§ **Problem to solve**: Copy only what lies from the line containing "Rebuild this chart" through the line containing "from bokeh.resources import INLINE" in the entries below, keeping both end lines exact and dropping every picture.

[Figure scripts]

--- Start ---

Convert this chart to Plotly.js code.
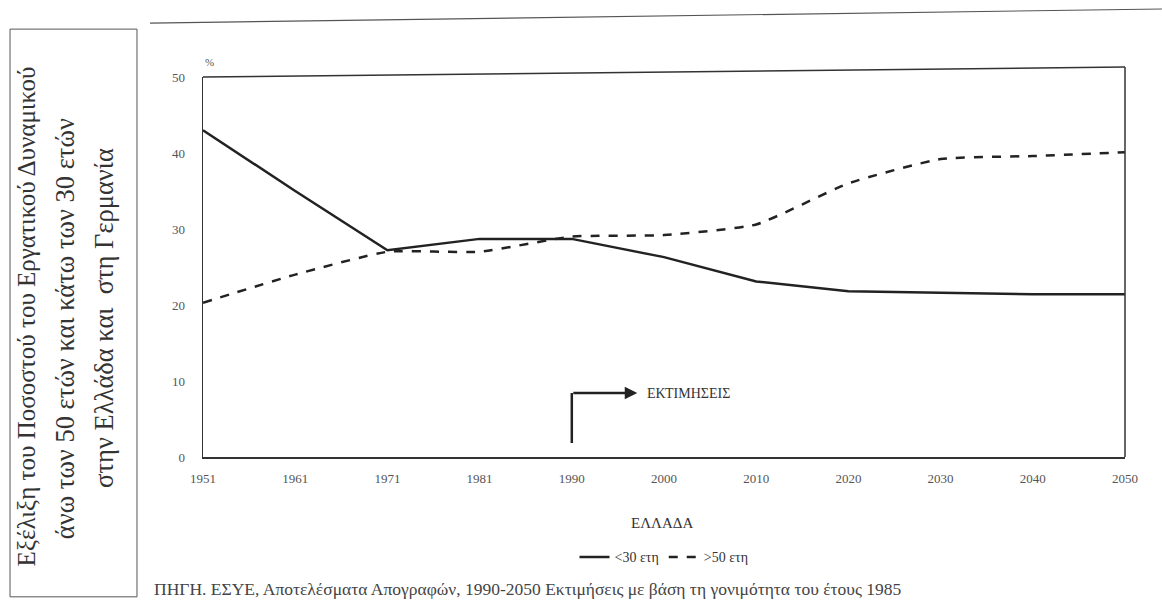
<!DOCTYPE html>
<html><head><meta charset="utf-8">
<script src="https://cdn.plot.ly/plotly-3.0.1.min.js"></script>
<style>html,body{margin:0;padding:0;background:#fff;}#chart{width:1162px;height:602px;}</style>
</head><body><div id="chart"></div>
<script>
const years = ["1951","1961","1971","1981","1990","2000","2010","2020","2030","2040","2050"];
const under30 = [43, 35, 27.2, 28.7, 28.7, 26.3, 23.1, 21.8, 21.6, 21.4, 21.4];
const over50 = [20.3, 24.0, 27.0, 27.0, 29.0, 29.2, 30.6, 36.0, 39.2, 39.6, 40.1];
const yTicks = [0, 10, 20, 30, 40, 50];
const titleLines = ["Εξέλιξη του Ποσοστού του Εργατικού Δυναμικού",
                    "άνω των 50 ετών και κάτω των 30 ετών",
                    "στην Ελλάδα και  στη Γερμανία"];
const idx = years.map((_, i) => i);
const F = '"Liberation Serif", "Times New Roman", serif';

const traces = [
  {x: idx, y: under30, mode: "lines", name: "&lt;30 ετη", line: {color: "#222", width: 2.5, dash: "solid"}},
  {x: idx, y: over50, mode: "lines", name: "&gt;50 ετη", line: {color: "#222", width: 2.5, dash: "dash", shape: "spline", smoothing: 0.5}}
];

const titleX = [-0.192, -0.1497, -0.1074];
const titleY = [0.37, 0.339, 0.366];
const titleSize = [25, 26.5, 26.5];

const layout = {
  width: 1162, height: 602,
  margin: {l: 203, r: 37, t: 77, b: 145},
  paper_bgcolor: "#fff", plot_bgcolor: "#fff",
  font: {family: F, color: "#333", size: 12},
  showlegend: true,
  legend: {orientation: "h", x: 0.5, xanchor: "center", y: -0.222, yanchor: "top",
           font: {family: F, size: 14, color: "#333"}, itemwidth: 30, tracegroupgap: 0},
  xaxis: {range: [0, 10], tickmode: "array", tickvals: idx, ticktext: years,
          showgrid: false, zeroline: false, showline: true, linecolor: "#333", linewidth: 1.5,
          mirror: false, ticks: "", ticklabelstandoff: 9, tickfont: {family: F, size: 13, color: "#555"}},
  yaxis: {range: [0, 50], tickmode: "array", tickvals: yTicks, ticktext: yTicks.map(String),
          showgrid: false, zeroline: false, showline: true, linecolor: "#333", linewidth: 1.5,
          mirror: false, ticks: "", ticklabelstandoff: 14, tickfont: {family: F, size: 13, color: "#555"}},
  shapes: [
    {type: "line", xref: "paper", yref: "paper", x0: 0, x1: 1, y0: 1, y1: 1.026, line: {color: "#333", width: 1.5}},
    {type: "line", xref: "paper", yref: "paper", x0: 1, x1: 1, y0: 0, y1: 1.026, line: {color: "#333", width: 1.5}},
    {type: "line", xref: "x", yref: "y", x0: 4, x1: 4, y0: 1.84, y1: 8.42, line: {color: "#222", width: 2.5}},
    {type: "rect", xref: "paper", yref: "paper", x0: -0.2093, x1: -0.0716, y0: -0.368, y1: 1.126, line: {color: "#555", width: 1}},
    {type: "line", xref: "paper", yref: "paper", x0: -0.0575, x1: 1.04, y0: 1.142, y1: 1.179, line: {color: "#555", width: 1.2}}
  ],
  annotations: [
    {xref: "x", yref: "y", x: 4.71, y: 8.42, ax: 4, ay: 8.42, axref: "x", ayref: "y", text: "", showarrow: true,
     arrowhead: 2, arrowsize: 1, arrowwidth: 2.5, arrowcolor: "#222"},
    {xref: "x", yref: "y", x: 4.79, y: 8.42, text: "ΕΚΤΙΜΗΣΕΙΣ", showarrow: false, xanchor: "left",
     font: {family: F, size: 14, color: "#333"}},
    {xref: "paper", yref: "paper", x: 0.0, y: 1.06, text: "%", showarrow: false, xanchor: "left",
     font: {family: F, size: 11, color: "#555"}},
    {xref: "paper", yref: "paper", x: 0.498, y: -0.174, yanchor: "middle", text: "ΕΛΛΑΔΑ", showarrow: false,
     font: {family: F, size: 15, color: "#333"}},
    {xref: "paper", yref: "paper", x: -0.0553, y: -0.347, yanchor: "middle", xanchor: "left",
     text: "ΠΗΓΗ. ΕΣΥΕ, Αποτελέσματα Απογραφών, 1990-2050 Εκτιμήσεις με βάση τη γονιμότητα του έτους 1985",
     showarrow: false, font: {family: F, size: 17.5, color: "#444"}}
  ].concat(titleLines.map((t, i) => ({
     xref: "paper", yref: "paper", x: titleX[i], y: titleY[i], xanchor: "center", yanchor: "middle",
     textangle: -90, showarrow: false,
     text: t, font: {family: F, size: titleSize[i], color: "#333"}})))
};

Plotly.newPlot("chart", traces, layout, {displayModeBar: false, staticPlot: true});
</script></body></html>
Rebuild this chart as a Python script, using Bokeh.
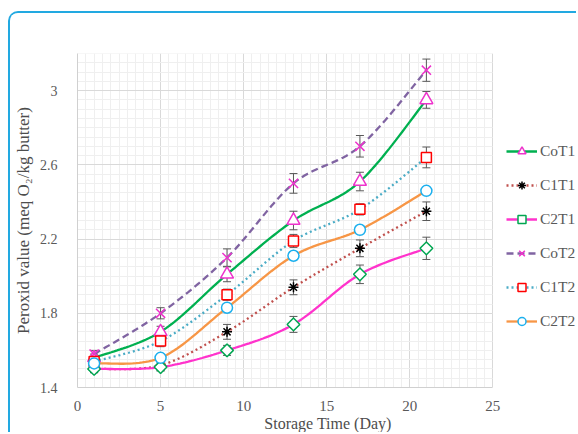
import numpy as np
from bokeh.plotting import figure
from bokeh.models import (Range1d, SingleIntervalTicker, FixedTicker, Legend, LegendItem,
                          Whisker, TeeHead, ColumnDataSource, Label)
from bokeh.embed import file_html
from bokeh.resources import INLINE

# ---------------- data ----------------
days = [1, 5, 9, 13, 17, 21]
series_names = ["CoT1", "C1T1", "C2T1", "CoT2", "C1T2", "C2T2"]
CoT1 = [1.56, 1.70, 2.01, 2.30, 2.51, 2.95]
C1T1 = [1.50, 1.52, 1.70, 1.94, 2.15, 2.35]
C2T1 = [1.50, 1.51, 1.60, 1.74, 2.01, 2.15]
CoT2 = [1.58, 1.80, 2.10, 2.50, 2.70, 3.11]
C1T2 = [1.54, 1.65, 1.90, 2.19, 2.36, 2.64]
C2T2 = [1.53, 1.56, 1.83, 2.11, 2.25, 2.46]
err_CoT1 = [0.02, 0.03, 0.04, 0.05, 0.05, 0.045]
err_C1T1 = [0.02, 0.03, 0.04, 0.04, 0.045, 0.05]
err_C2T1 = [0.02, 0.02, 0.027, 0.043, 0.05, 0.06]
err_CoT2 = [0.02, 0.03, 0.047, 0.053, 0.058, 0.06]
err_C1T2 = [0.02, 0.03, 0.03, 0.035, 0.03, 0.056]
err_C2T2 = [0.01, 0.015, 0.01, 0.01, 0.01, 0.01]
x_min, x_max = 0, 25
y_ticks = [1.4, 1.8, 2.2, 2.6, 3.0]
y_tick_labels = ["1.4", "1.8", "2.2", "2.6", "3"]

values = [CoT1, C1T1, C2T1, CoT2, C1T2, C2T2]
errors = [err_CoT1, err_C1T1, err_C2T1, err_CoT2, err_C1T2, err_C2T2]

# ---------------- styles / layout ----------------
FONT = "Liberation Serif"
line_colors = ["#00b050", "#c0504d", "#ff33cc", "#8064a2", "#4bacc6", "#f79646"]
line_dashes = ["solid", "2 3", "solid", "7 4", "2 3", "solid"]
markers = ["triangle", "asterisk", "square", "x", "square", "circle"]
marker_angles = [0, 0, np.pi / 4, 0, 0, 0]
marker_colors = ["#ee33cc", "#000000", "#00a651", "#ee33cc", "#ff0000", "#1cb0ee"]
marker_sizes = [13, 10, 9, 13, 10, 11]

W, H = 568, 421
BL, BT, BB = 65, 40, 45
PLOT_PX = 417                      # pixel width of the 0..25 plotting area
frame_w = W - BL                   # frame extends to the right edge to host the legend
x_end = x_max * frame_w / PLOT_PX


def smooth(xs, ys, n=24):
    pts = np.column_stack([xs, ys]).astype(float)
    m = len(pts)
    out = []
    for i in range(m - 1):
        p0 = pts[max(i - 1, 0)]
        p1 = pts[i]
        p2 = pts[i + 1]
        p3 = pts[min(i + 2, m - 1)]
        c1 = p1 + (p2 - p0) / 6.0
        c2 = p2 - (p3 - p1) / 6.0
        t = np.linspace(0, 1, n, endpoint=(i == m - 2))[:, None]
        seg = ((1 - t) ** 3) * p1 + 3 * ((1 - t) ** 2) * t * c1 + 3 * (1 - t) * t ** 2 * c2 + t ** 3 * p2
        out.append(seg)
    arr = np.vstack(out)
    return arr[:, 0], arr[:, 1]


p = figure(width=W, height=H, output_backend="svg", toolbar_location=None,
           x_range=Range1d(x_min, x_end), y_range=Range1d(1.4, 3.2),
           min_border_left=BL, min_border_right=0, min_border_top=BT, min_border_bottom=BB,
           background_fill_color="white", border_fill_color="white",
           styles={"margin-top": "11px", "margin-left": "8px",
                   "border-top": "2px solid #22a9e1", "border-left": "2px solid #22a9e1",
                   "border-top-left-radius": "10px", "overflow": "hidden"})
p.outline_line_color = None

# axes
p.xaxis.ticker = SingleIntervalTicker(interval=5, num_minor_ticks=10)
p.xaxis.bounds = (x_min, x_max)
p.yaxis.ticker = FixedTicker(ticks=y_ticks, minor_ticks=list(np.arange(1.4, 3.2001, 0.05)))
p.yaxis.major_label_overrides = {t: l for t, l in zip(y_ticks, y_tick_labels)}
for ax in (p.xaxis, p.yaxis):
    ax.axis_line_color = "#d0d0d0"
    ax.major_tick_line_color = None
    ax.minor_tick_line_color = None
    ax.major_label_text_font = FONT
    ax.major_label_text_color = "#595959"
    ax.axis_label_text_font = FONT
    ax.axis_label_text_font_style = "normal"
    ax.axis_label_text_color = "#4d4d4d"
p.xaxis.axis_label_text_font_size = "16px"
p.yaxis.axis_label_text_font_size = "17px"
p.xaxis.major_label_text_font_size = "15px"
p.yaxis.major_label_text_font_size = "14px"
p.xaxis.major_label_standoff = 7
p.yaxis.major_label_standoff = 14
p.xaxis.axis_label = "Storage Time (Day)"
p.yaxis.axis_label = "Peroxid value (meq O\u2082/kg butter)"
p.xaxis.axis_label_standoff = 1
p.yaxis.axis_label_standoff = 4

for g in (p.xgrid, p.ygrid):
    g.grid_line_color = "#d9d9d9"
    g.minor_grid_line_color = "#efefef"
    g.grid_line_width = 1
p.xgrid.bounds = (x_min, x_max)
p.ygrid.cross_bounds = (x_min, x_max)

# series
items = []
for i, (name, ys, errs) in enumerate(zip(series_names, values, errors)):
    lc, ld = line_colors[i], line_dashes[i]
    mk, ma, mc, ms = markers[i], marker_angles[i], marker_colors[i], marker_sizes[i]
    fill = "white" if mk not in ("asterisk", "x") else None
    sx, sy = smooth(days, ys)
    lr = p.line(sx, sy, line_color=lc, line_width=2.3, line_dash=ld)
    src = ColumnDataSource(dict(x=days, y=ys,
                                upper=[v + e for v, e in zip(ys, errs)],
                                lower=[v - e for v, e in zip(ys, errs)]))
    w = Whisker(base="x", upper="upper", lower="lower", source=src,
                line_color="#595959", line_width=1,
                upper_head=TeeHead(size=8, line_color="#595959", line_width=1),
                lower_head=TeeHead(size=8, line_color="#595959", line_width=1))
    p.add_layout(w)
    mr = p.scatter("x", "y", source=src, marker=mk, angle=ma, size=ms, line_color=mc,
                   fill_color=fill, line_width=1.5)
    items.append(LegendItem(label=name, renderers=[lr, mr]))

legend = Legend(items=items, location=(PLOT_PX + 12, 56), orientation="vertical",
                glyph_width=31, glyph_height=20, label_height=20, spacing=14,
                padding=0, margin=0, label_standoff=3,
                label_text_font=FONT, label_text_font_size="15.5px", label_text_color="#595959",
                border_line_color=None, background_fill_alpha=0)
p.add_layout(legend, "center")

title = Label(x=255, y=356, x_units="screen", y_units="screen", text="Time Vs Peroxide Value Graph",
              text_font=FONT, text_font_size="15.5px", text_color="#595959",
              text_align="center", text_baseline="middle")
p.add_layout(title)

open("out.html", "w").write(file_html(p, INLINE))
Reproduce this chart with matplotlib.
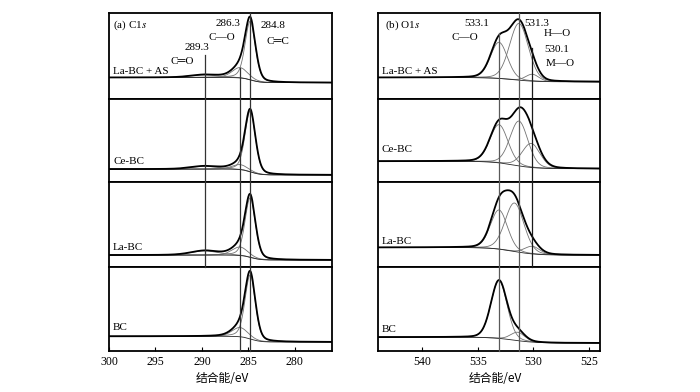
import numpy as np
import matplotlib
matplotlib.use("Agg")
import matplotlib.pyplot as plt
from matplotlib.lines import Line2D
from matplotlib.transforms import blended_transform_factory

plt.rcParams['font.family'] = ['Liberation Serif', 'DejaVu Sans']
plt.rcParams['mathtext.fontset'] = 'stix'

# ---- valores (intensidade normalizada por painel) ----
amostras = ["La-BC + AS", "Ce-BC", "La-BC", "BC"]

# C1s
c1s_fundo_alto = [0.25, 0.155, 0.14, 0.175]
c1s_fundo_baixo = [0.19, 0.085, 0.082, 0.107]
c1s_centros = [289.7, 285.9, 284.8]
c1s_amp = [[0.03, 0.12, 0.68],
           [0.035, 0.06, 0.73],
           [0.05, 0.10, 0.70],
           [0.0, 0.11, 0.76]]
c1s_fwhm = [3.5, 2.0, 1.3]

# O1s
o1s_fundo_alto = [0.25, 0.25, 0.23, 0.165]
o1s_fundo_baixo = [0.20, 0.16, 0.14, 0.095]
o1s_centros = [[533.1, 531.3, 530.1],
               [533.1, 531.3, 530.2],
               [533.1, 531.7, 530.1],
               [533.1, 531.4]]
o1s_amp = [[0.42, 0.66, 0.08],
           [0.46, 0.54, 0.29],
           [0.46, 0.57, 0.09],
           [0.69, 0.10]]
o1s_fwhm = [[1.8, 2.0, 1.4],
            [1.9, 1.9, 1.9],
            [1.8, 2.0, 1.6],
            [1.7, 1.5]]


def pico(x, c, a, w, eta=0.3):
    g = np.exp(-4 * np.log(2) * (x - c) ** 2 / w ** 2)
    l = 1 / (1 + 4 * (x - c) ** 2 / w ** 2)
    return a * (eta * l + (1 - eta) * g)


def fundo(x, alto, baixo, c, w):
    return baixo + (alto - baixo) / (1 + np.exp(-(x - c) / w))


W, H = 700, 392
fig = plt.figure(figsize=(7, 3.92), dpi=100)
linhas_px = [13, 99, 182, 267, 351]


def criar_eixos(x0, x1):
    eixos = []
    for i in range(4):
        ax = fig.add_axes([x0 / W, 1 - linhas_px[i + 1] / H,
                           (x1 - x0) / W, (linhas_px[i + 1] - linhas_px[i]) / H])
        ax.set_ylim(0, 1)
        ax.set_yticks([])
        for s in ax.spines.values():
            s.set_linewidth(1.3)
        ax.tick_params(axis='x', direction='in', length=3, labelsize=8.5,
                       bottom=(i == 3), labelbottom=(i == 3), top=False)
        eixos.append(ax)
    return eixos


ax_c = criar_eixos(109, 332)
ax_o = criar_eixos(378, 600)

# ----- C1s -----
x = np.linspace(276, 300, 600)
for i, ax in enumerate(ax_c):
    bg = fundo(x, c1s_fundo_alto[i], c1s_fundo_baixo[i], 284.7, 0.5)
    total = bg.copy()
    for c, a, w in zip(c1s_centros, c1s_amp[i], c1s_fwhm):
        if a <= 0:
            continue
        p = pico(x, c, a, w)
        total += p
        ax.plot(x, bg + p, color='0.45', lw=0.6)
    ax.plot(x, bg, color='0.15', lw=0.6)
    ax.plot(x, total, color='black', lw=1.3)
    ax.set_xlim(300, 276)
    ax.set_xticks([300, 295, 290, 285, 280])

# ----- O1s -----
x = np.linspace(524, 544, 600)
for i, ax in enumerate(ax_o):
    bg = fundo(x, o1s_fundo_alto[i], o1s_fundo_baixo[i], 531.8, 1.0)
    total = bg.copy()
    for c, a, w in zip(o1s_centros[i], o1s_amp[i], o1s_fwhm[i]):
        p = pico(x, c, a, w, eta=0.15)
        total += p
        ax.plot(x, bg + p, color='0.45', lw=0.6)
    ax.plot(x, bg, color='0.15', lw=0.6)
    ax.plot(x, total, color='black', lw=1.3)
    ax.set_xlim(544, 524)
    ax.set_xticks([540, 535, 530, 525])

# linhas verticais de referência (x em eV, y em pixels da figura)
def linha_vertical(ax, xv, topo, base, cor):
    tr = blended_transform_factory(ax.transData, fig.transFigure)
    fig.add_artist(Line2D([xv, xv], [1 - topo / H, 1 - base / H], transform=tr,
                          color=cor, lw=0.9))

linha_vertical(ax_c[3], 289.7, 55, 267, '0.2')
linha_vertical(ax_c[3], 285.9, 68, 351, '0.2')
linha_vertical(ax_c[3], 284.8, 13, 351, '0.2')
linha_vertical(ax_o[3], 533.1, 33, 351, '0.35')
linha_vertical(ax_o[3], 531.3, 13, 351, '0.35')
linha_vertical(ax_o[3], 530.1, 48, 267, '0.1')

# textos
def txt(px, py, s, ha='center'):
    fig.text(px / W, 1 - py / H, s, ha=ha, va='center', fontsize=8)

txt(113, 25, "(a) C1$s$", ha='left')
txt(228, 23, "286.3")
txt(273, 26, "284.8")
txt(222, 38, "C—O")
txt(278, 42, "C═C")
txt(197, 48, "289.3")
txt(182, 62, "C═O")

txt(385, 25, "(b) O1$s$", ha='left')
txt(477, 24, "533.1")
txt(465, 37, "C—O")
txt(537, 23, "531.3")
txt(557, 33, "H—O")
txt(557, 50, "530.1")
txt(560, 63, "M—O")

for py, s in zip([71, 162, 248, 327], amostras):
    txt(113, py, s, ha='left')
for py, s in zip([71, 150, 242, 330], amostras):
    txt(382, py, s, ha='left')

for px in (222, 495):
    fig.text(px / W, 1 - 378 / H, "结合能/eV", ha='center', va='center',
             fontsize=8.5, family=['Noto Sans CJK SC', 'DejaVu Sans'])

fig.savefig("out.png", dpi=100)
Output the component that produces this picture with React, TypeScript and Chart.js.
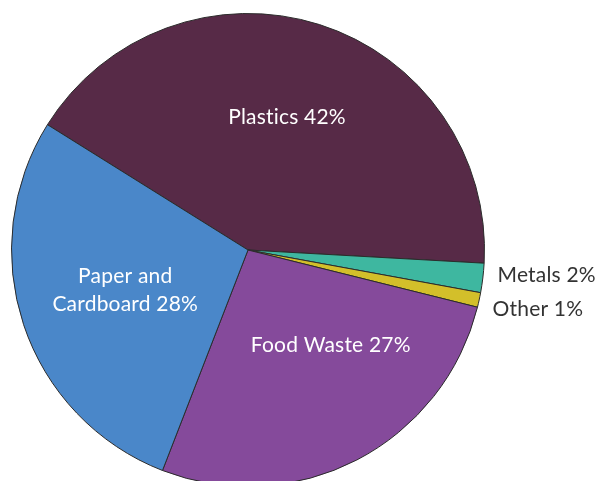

--- End ---

§ **Task result**:
Rebuild this chart as a Python script, using Bokeh.
import numpy as np
from bokeh.plotting import figure
from bokeh.models import (Range1d, SingleIntervalTicker, FixedTicker, Legend, LegendItem,
                          Whisker, TeeHead, ColumnDataSource, Label)
from bokeh.embed import file_html
from bokeh.resources import INLINE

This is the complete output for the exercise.